Aware of mounting organized pressure against the film, in 1987, Universal hires a liaison with the Christian community, a born-again Christian himself, and arranges a private advance screening for agitated groups, including Reverend Donald Wildmon's American Family Association and Bill Bright's Campus Crusade for Christ. The audience is especially disgusted by a closing image: Christ on the cross is tempted by Satan with visions of a "normal" life with the prostitute Mary Magdalene, replete with sex, marriage, and children. Some 1,200 Christian radio stations in California denounce the film, and Mastermedia International urges a boycott against parent company MCA. Bill Bright offers to reimburse Universal for its investment in The Last Temptation of Christ in exchange for all existing prints, which he vows to destroy. Universal responds with an open letter in newspapers across the country, saying that acquiescence to these forces would infringe on the First Amendment rights of all Americans. On the day the letter appears, more than 600 protesters, sponsored by a Christian radio station in Los Angeles, picket MCA headquarters.
The protests are effective. Edwards Theaters, with 150 theaters nationwide, refuses to screen the film, as do United Artists and General Cinemas, with 3,500 theaters between them. In August 1988, Universal opens The Last Temptation of Christ in nine major cities in the United States and Canada. The day before its premiere, Citizens for a Universal Appeal, a coalition of religious groups from Orange County, CA, stages a protest in front of Universal's L.A. headquarters that attracts some 25,000 participants. By the time The Last Temptation of Christ goes into wide release in September, the national controversy has waned, but now individual cities and towns seek bans. Among them, Savannah, GA, New Orleans, Oklahoma City, and Santa Ana, CA, succeed.
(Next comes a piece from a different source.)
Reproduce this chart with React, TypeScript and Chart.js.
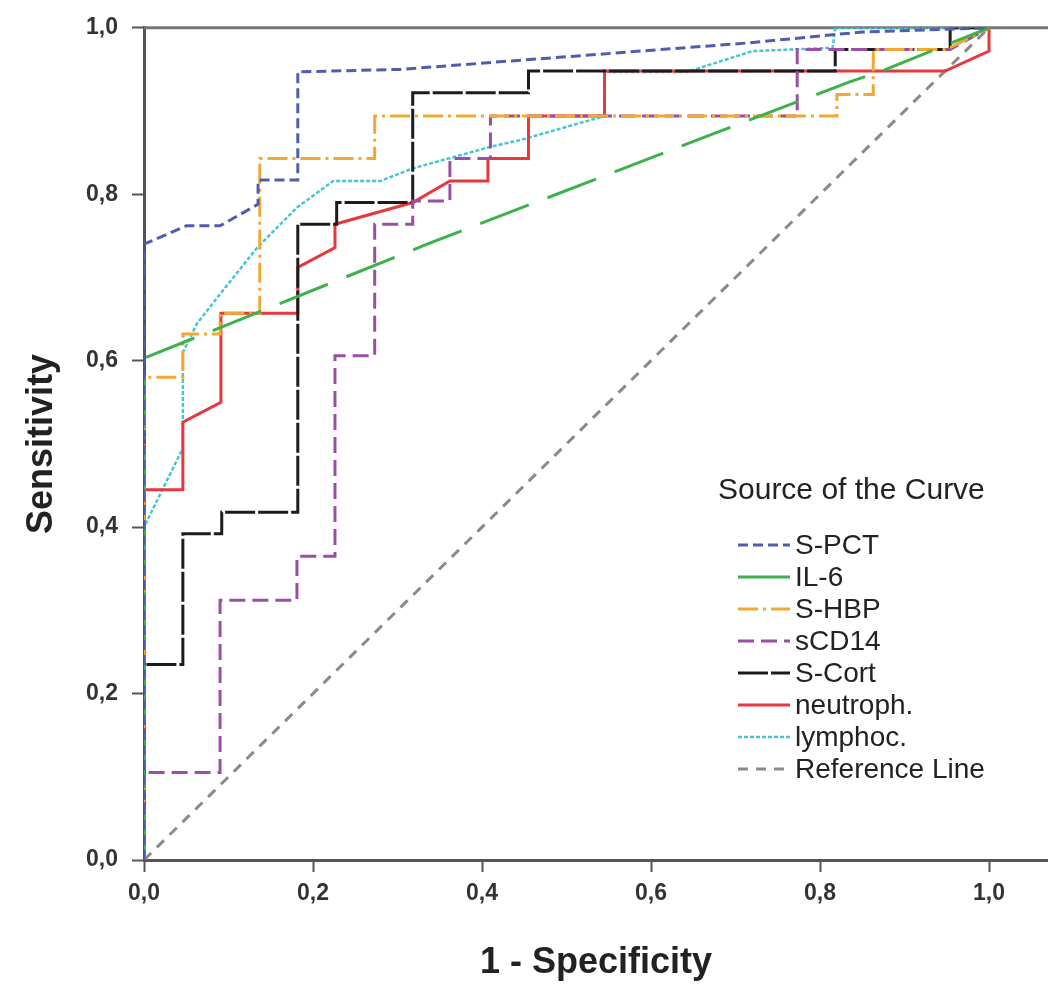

In 1989, Blockbuster Video declines to carry the film in its stores. The policy remains, though it is available for purchase on the chain's Web site. In the mid-90s, The Last Temptation of Christ reignites protests in Canada and Russia when it airs on national television. Although critics give the movie mixed reviews on aesthetic grounds, the film earns Martin Scorsese an Academy Award nomination for Best Director. And in 1997, the American Film Institute bestows upon him the Life Achievement Award, considered the highest career honor in Hollywood.